The crypto industry is, by comparison, early in acknowledging the threat. Scenario analysis from several cryptographic research teams suggests a meaningful probability of cryptographically relevant quantum computers (CRQCs) emerging somewhere in the 2030-2040 window, with tail scenarios as early as the late 2020s if hardware scaling surprises. Given that on-chain public keys are permanently exposed and immutable, there is an argument that "preparing before you need to" is not paranoia but basic risk management.
For DIT specifically: the token's quantum risk is not unique, it is shared with every ERC-20 asset. The question is not whether the risk exists, it manifestly does, but how much lead time the industry has to respond, and whether individual holders take proactive steps in advance of a network-level solution.
Frequently Asked Questions
Is Diamond Token (DIT) quantum safe right now?
No. Diamond Token is an ERC-20 token on Ethereum and inherits Ethereum's ECDSA-over-secp256k1 signature scheme. ECDSA is vulnerable to Shor's algorithm on a sufficiently powerful quantum computer. Until Ethereum itself migrates to a post-quantum signature scheme, DIT cannot be considered quantum safe.

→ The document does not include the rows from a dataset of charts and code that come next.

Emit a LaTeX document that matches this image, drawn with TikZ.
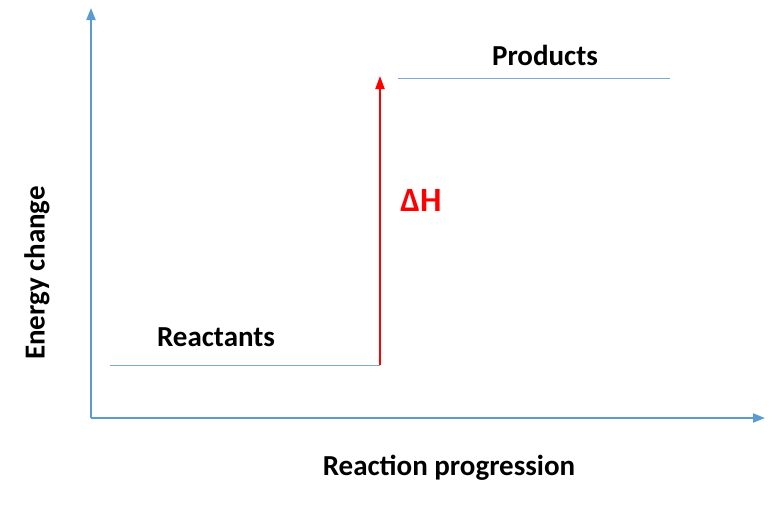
\documentclass[tikz,border=0pt]{standalone}
\usepackage{fontspec}
\setmainfont{Carlito}
\usetikzlibrary{arrows.meta}
\definecolor{axblue}{RGB}{91,155,213}
\definecolor{lineblue}{RGB}{120,170,220}
\begin{document}
\begin{tikzpicture}[x=1pt,y=-1pt,
  lbl/.style={font=\fontsize{29}{34}\selectfont\bfseries,inner sep=0pt},
  axis/.style={draw=axblue,line width=2pt,-{Triangle[length=12pt,width=9pt]}},
  level/.style={draw=lineblue,line width=1pt}]
\useasboundingbox (0,0) rectangle (782,522);
\coordinate (o) at (91,418);
\coordinate (ytop) at (91,8);
\coordinate (xend) at (765,418);
\draw[axis] (o) -- (ytop);
\draw[axis] (o) -- (xend);
\coordinate (r1) at (110,365);
\coordinate (r2) at (380,365);
\coordinate (p1) at (398,78);
\coordinate (p2) at (670,78);
\draw[level] (r1) -- (r2);
\draw[level] (p1) -- (p2);
\coordinate (atop) at (380,76);
\draw[red,line width=2pt,-{Triangle[length=13pt,width=9pt]}] (r2) -- (atop);
\node[lbl] (react) at (216,337) {Reactants};
\node[lbl] (prod) at (545,55) {Products};
\node[lbl,text=red,font=\fontsize{34}{40}\selectfont\bfseries] (dh) at (421,200) {ΔH};
\node[lbl] (xl) at (449,468) {Reaction progression};
\node[lbl,rotate=90] (yl) at (37,273) {Energy change};
\end{tikzpicture}
\end{document}
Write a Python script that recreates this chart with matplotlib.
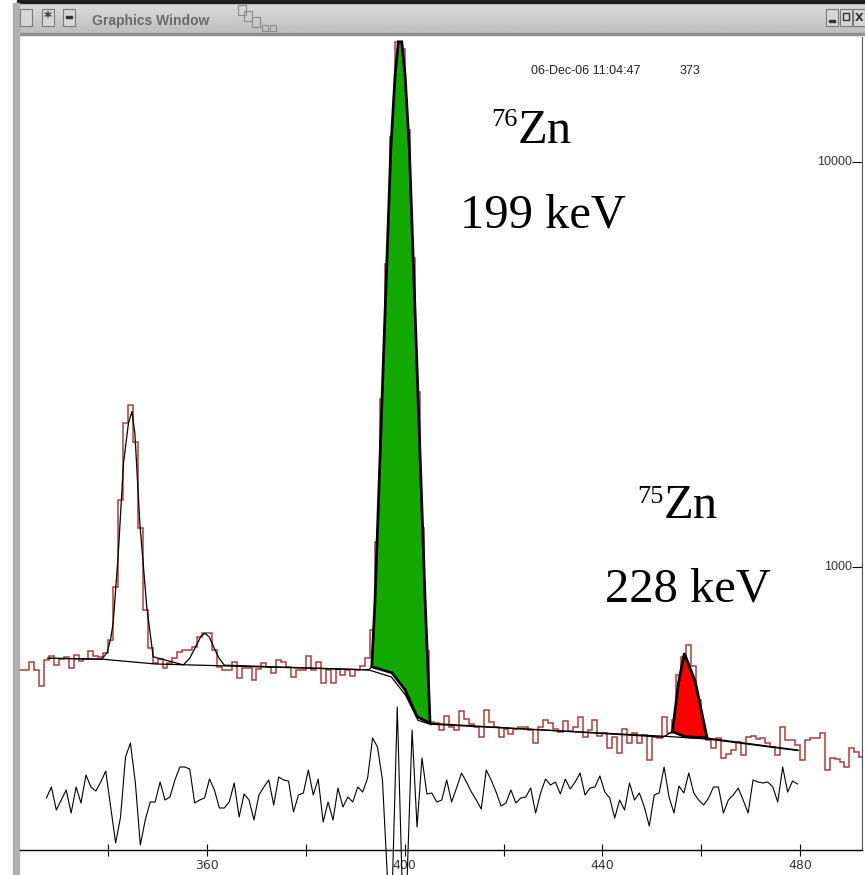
import matplotlib.pyplot as plt
import numpy as np
from matplotlib.patches import Rectangle, Polygon
from matplotlib.transforms import offset_copy
from matplotlib.ticker import NullLocator

# ---- data ----
first_channel = 322
counts = [
    557, 557, 583, 557, 509, 589, 603, 573, 594, 600,   # 322-331
    563, 606, 587, 592, 621, 603, 598, 612, 660, 894,   # 332-341
    1464, 2266, 2512, 2038, 1248, 783, 631, 579, 592, 562,  # 342-351
    578, 595, 618, 624, 624, 633, 670, 688, 688, 624,   # 352-361
    567, 557, 557, 584, 531, 562, 562, 526, 559, 580,   # 362-371
    567, 546, 589, 584, 567, 536, 557, 557, 601, 557,   # 372-381
    584, 518, 557, 518, 559, 541, 555, 538, 557, 569,   # 382-391
    595, 700, 1150, 2600, 5600, 11500, 19800, 19000, 12000, 5800,  # 392-401
    2700, 1250, 620, 415, 411, 396, 428, 403, 396, 442,  # 402-411
    421, 409, 403, 381, 444, 415, 403, 381, 399, 387,   # 412-421
    399, 403, 402, 396, 367, 403, 419, 411, 399, 392,   # 422-431
    417, 394, 403, 425, 381, 396, 419, 382, 388, 357,   # 432-441
    381, 347, 399, 367, 388, 367, 385, 334, 381, 379,   # 442-451
    425, 388, 420, 540, 600, 640, 570, 470, 395, 374,   # 452-461
    357, 378, 337, 345, 353, 370, 343, 381, 382, 376,   # 462-471
    378, 367, 360, 343, 402, 374, 374, 364, 334, 374,   # 472-481
    378, 378, 388, 315, 337, 335, 330, 321, 357, 350,   # 482-491
    340, 360,                                           # 492-493
]

# fitted curve (background + peaks)
fit_channels = [327.8, 338.7, 339.8, 340.5, 341.0, 342.0, 343.1, 344.1, 344.8, 345.4,
                346.4, 347.8, 349.1, 355.2, 356.5, 357.9, 358.8, 359.6, 360.5, 361.3,
                362.4, 363.5, 392.7,
                393.34, 394.01, 395.63, 397.19, 398.06, 398.72, 399.41, 400.08,
                400.95, 402.51, 404.13, 405.14,
                452.3, 454.2, 455.4, 456.6, 458.8, 461.2, 479.6]
fit_counts = [595, 592, 615, 665, 727, 1060, 1806, 2266, 2420, 2140,
              1284, 798, 600, 573, 595, 642, 675, 686, 670, 636,
              596, 572, 557,
              567, 829, 3070, 10710, 16370, 19800, 19800, 16370,
              10710, 3070, 829, 411,
              380, 392, 516, 612, 521, 378, 353]

# step background under the 199 keV peak
step_channels = [393.34, 397.4, 400.1, 402.5, 405.14]
step_counts = [567, 548, 497, 427, 411]

# background line
bg_channels = [327.8, 338.7, 349.5, 392.7, 397.3, 400.2, 402.7, 405.14, 452.3, 461.2, 479.6]
bg_counts = [595, 592, 576, 557, 535, 482, 418, 409, 382, 376, 352]

# 228 keV peak area
red_channels = [454.2, 455.4, 456.6, 458.8, 461.2, 456.8]
red_counts = [392, 516, 612, 521, 378, 381]

# residuals, one per channel starting at 327
residual_first = 327
residuals = [
    -0.1, 1.0, -1.3, -0.3, 0.7, -1.6, 1.0, -0.6, 2.2, 1.0,
    0.6, 1.5, 2.6, -1.0, -4.6, -2.0, 4.0, 5.4, 1.4, -4.8,
    -2.3, -0.5, -0.5, 1.5, -0.3, 0.0, 1.7, 3.0, 3.0, 2.8,
    -0.6, -0.3, -0.1, 1.8, 0.7, -1.1, -1.1, -0.5, 1.4, -2.0,
    0.3, -0.3, -2.3, 0.2, 1.0, 1.7, -0.8, 2.0, 1.7, 1.6,
    -1.5, 0.2, 0.4, 2.7, 0.2, 1.8, -2.5, -0.5, -2.3, 0.9,
    -1.0, 0.0, -0.5, 1.0, 0.5, 1.9, 5.9, 5.0, 1.7,
    -8.0, -9.0, 9.0, -9.0, -8.0, 6.7, -3.0, 3.9,
    0.3, 0.4, -0.5, -0.3, 1.7, -0.5, 0.9, 2.4, 1.5, 0.5,
    -0.3, -1.2, 2.7, 1.7, 0.5, -0.9, -0.6, 0.7, -0.6, -0.1,
    0.0, 0.9, -1.6, 0.4, 1.8, 1.2, 1.5, 0.3, 1.8, 0.8,
    1.5, 2.4, 0.2, 0.9, 1.0, 2.1, 0.5, -0.1, -2.1, -0.3,
    -1.3, 1.4, -0.3, 0.4, -1.0, -2.9, 0.2, 0.4, 3.0, 0.0,
    -1.6, 1.1, 0.4, 2.4, 0.4, -0.3, -0.8, -0.1, 1.0, 1.0,
    -1.6, -0.3, 0.2, 0.9, -0.3, -1.6, 1.7, 1.5, 1.4, 1.5,
    1.0, -0.5, 3.0, 0.5, 1.6, 1.3,
]

x_major = [360, 400, 440, 480]
x_minor = [340, 380, 420, 460]
y_major = [1000, 10000]

# ---- figure ----
W, H = 865, 875
fig = plt.figure(figsize=(W / 100, H / 100), dpi=100)
fig.patch.set_facecolor('white')

# window chrome in pixel coordinates
chrome = fig.add_axes([0, 0, 1, 1], zorder=0)
grad = np.linspace(0.86, 0.74, 40).reshape(-1, 1)
chrome.imshow(grad, cmap='gray', vmin=0, vmax=1, extent=[17, W, 34, 3], aspect='auto')
chrome.add_patch(Rectangle((17, 0), W - 17, 3, color='#1e1e1e'))
chrome.add_patch(Rectangle((17, 33), W - 17, 2, color='#8e8e8e'))
chrome.add_patch(Rectangle((13, 3), 6, H - 3, color='#b0b0b0'))
for bx in [20, 42, 63, 826, 840, 853]:
    chrome.add_patch(Rectangle((bx, 9), 12, 17, facecolor='#d6d6d6', edgecolor='#7a7a7a', lw=0.8))
chrome.text(48, 18, '*', ha='center', va='center', fontsize=11, fontweight='bold', color='#333333')
chrome.add_patch(Rectangle((66, 16), 6, 2, color='#333333'))
chrome.add_patch(Rectangle((829, 20), 6, 2, color='#333333'))
chrome.add_patch(Rectangle((843, 13), 6, 7, facecolor='none', edgecolor='#333333', lw=1))
chrome.text(859, 18, 'X', ha='center', va='center', fontsize=8, fontweight='bold', color='#333333')
for sx, sy, sw, sh in [(238, 5, 8, 10), (244, 11, 8, 10), (252, 17, 8, 10), (262, 25, 6, 6), (270, 25, 6, 6)]:
    chrome.add_patch(Rectangle((sx, sy), sw, sh, facecolor='none', edgecolor='#8a8a8a', lw=0.8))
chrome.text(92, 21, 'Graphics Window', ha='left', va='center', fontsize=10,
            fontweight='bold', color='#6a6a6a', family='Liberation Sans')

# annotations
serif = 'Liberation Serif'
chrome.text(518, 126, '76', ha='right', va='baseline', fontsize=19, family=serif)
chrome.text(518, 143, 'Zn', ha='left', va='baseline', fontsize=35, family=serif)
chrome.text(460, 228, '199 keV', ha='left', va='baseline', fontsize=35, family=serif)
chrome.text(664, 503, '75', ha='right', va='baseline', fontsize=19, family=serif)
chrome.text(664, 518, 'Zn', ha='left', va='baseline', fontsize=35, family=serif)
chrome.text(605, 602, '228 keV', ha='left', va='baseline', fontsize=35, family=serif)
chrome.text(531, 71, '06-Dec-06 11:04:47', ha='left', va='center', fontsize=9,
            family='Liberation Sans', color='#222222')
chrome.text(680, 71, '373', ha='left', va='center', fontsize=9,
            family='Liberation Sans', color='#222222')
chrome.set_xlim(0, W)
chrome.set_ylim(H, 0)
chrome.axis('off')

# spectrum axes
ax = fig.add_axes([20 / W, 1 - 850 / H, 842 / W, 813 / H], zorder=1)
ax.patch.set_alpha(0)
ax.set_yscale('log')
edges = np.arange(first_channel, first_channel + len(counts) + 1)
ax.stairs(counts, edges, baseline=None, color='#b23c3c', lw=1.1, zorder=2)

green_x = [c for c in fit_channels if 393.3 <= c <= 405.2] + step_channels[::-1]
green_y = [v for c, v in zip(fit_channels, fit_counts) if 393.3 <= c <= 405.2] + step_counts[::-1]
ax.add_patch(Polygon(list(zip(green_x, green_y)), closed=True, facecolor='#12aa00',
                     edgecolor='black', lw=2.0, zorder=3))
ax.add_patch(Polygon(list(zip(red_channels, red_counts)), closed=True, facecolor='#ff0000',
                     edgecolor='black', lw=2.0, zorder=3))
ax.plot(bg_channels, bg_counts, color='black', lw=0.9, zorder=4)
ax.plot(fit_channels, fit_counts, color='black', lw=0.9, zorder=4)

ax.set_xlim(322.15, 492.55)
ax.set_ylim(200, 20350)
ax.set_xticks(x_major)
ax.set_xticks(x_minor, minor=True)
ax.set_xticklabels([str(v) for v in x_major])
ax.tick_params(axis='x', which='both', direction='inout', length=9, width=0.8,
               labelsize=9, pad=2, labelcolor='#333333')
ax.yaxis.tick_right()
ax.set_yticks(y_major)
ax.yaxis.set_minor_locator(NullLocator())
ax.tick_params(axis='y', which='major', direction='in', length=7, width=0.8,
               labelright=False, labelleft=False)
lab_tr = offset_copy(ax.get_yaxis_transform(), fig=fig, x=-10, y=0, units='dots')
for v in y_major:
    ax.text(1, v, str(v), transform=lab_tr, ha='right', va='center', fontsize=9,
            family='Liberation Sans', color='#333333')
for side in ['left', 'top']:
    ax.spines[side].set_visible(False)
ax.spines['bottom'].set_linewidth(1.0)
ax.spines['right'].set_linewidth(0.8)
ax.spines['right'].set_color('#555555')

# residual axes on top
axr = fig.add_axes([20 / W, 1 - 850 / H, 842 / W, 813 / H], zorder=2)
axr.patch.set_alpha(0)
res_x = np.arange(len(residuals)) + residual_first + 0.5
axr.plot(res_x, residuals, color='black', lw=0.8, clip_on=False)
axr.set_xlim(322.15, 492.55)
axr.set_ylim(-5.3, 76.0)
axr.axis('off')

fig.savefig('out.png', dpi=100)
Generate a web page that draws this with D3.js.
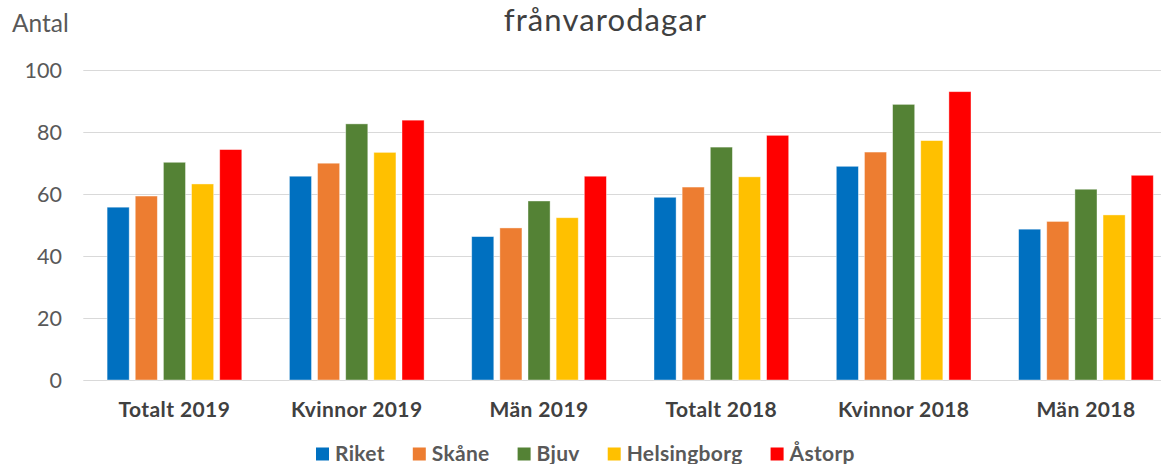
<!DOCTYPE html>
<html>
<head>
<meta charset="utf-8">
<script src="https://cdn.jsdelivr.net/npm/d3@7"></script>
<style>
  html, body { margin: 0; padding: 0; background: #fff; }
  svg { display: block; font-family: Lato, "Open Sans", sans-serif; }
</style>
</head>
<body>
<svg id="chart" width="1161" height="464"></svg>
<script>
// Absence days per group and area
const categories = ["Totalt 2019", "Kvinnor 2019", "Män 2019", "Totalt 2018", "Kvinnor 2018", "Män 2018"];
const seriesNames = ["Riket", "Skåne", "Bjuv", "Helsingborg", "Åstorp"];
const seriesColors = ["#0070C0", "#ED7D31", "#548235", "#FFC000", "#FF0000"];
const riket       = [55.8, 65.8, 46.3, 59.0, 69.0, 48.7];
const skane       = [59.4, 70.0, 49.1, 62.3, 73.6, 51.2];
const bjuv        = [70.3, 82.7, 57.8, 75.2, 89.0, 61.6];
const helsingborg = [63.3, 73.5, 52.4, 65.6, 77.3, 53.3];
const astorp      = [74.4, 83.9, 65.8, 79.0, 93.1, 66.1];
const yTicks = [0, 20, 40, 60, 80, 100];

const seriesValues = [riket, skane, bjuv, helsingborg, astorp];

const svg = d3.select("#chart");
const left = 83.3, step = 182.3;
const x0 = d3.scaleBand().domain(categories).range([left, left + step * categories.length]).padding(0);
const x1 = d3.scaleBand().domain(seriesNames).range([23.8, step - 23.8]).paddingInner(0.215).paddingOuter(0);
const y = d3.scaleLinear().domain([0, 100]).range([380, 70.3]);

// grid lines
svg.append("g")
  .selectAll("line")
  .data(yTicks)
  .join("line")
  .attr("x1", left).attr("x2", 1161)
  .attr("y1", d => Math.round(y(d)) + 0.5).attr("y2", d => Math.round(y(d)) + 0.5)
  .attr("stroke", "#d9d9d9").attr("stroke-width", 1.2);

// y tick labels
svg.append("g")
  .selectAll("text")
  .data(yTicks)
  .join("text")
  .attr("x", 62).attr("y", d => y(d))
  .attr("dy", "0.36em")
  .attr("text-anchor", "end")
  .attr("font-size", 21.5)
  .attr("fill", "#595959")
  .text(d => d);

// bars
const groups = svg.append("g")
  .selectAll("g")
  .data(categories)
  .join("g")
  .attr("transform", d => `translate(${x0(d)},0)`);

groups.selectAll("rect")
  .data((c, ci) => seriesNames.map((s, si) => ({ s, si, v: seriesValues[si][ci] })))
  .join("rect")
  .attr("x", d => x1(d.s))
  .attr("width", x1.bandwidth())
  .attr("y", d => y(d.v))
  .attr("height", d => y(0) - y(d.v))
  .attr("fill", d => seriesColors[d.si])
  .attr("stroke", "#ffffff")
  .attr("stroke-opacity", 0.5)
  .attr("stroke-width", 0.8);

// category labels
svg.append("g")
  .selectAll("text")
  .data(categories)
  .join("text")
  .attr("x", d => x0(d) + step / 2)
  .attr("y", 417)
  .attr("text-anchor", "middle")
  .attr("font-size", 21)
  .attr("letter-spacing", 0.4)
  .attr("font-weight", "bold")
  .attr("fill", "#404040")
  .text(d => d);

// title and axis caption
svg.append("text")
  .attr("x", 605.5).attr("y", 31)
  .attr("text-anchor", "middle")
  .attr("font-size", 31)
  .attr("letter-spacing", 1.1)
  .attr("fill", "#404040")
  .text("frånvarodagar");

svg.append("text")
  .attr("x", 12).attr("y", 32)
  .attr("font-size", 24.5)
  .attr("fill", "#595959")
  .text("Antal");

// legend
const legend = svg.append("g");
let lx = 316;
seriesNames.forEach((name, i) => {
  const item = legend.append("g").attr("transform", `translate(${lx},0)`);
  item.append("rect")
    .attr("x", 0).attr("y", 447.5).attr("width", 13).attr("height", 13)
    .attr("fill", seriesColors[i]);
  const t = item.append("text")
    .attr("x", 19).attr("y", 461)
    .attr("font-size", 21)
    .attr("letter-spacing", 0.3)
    .attr("font-weight", "bold")
    .attr("fill", "#595959")
    .text(name);
  lx += 19 + t.node().getComputedTextLength() + 28;
});
</script>
</body>
</html>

When could a quantum computer actually break a DIT wallet?
Current estimates from peer-reviewed research place the requirement for breaking a 256-bit elliptic-curve key at roughly 317 million physical qubits in a fault-tolerant architecture. Today's devices are in the thousands of noisy qubits. Most analysts model a meaningful risk window in the 2030-2040 range, though tail scenarios exist. The 'harvest now, decrypt later' strategy means already-exposed public keys carry forward risk even before that date.
Does Diamond Token have its own quantum migration plan?
No publicly documented quantum-resistance roadmap exists for Diamond Token as of the time of writing. Because the vulnerability sits at Ethereum's base layer, the practical migration path depends on Ethereum's own PQC upgrade, likely via STARK-based account abstraction, rather than anything the DIT team can implement independently.
What is lattice-based cryptography and why does it matter for crypto wallets?
Lattice-based cryptography grounds its security in mathematical problems like the Shortest Vector Problem (SVP) and Learning With Errors (LWE), which have no known efficient quantum algorithm. NIST standardised the lattice-based ML-DSA (Dilithium) signature scheme in August 2024. Wallets built on these primitives can produce signatures that remain secure even against quantum adversaries, unlike ECDSA.
If I never send a transaction from my DIT wallet, am I safe from quantum attacks?
Partially and temporarily. Ethereum addresses are hashes of public keys, so an unused address only exposes its hash. Grover's algorithm can halve hash security (from 256-bit to ~128-bit), which remains impractical on near-term hardware. However, the moment you send any transaction, your public key is broadcast permanently on-chain and becomes fully vulnerable to Shor's algorithm at Q-day.
What should DIT holders do today to reduce quantum risk?
Practical steps include minimising address reuse, avoiding permit/meta-transaction signatures where unnecessary, monitoring Ethereum's EIP pipeline for PQC-related proposals, keeping hardware wallet firmware updated, and diversifying a portion of holdings into custody solutions with documented post-quantum cryptography roadmaps aligned with NIST PQC standards.